WHAT IS EXPECTED: Print the listing from its top line through the line containing "plt.rcParams['font.family'] = ['Liberation", nothing more, and leave out the pictures.
════════════════════
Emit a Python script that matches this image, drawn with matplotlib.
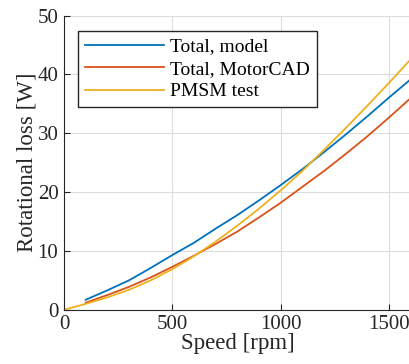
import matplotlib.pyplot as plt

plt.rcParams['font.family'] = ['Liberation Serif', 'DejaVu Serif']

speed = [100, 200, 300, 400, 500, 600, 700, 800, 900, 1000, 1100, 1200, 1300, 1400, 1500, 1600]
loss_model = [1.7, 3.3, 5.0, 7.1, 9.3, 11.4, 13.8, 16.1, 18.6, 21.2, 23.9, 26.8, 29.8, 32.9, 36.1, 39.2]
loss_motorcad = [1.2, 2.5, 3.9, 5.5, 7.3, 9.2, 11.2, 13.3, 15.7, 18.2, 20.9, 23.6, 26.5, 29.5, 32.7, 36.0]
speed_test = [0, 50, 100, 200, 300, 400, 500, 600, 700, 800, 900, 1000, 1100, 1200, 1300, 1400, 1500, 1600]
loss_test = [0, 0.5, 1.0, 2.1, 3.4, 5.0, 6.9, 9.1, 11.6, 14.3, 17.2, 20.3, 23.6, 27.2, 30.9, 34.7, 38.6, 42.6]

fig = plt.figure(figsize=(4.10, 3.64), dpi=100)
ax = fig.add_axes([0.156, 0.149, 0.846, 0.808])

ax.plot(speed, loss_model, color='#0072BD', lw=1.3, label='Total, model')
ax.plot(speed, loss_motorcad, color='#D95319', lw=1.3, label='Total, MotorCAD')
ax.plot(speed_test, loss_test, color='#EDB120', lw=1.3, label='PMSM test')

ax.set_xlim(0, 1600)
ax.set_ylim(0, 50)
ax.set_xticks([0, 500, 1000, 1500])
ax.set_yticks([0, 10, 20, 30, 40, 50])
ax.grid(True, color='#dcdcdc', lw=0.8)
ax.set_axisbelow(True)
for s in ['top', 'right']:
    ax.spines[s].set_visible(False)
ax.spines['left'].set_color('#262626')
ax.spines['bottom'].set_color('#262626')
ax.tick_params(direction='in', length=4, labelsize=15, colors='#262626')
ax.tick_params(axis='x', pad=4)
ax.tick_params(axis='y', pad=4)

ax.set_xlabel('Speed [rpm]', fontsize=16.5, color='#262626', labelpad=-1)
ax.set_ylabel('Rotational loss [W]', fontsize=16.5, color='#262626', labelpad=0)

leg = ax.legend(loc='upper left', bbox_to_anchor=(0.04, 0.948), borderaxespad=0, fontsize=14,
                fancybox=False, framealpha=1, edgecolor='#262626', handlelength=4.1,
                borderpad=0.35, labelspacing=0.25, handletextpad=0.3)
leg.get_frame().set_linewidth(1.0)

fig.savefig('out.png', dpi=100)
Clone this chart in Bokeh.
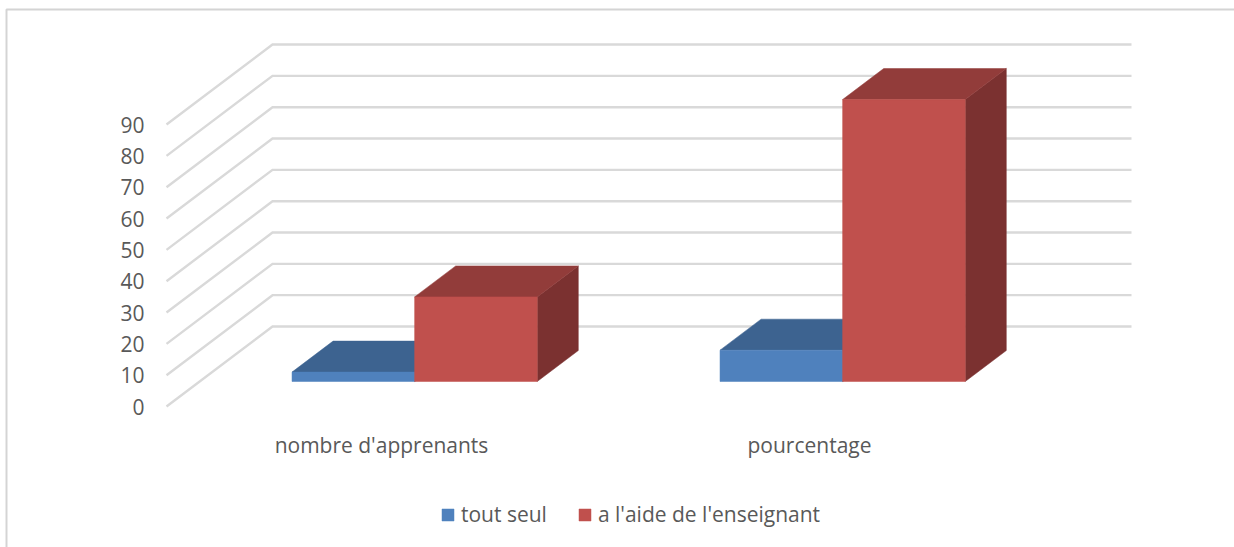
════════════════════
SOLUTION TO THE EXERCISE:
Emit a Python script that matches this image, drawn with matplotlib.
import matplotlib.pyplot as plt

plt.rcParams['font.family'] = ['Liberation Serif', 'DejaVu Serif']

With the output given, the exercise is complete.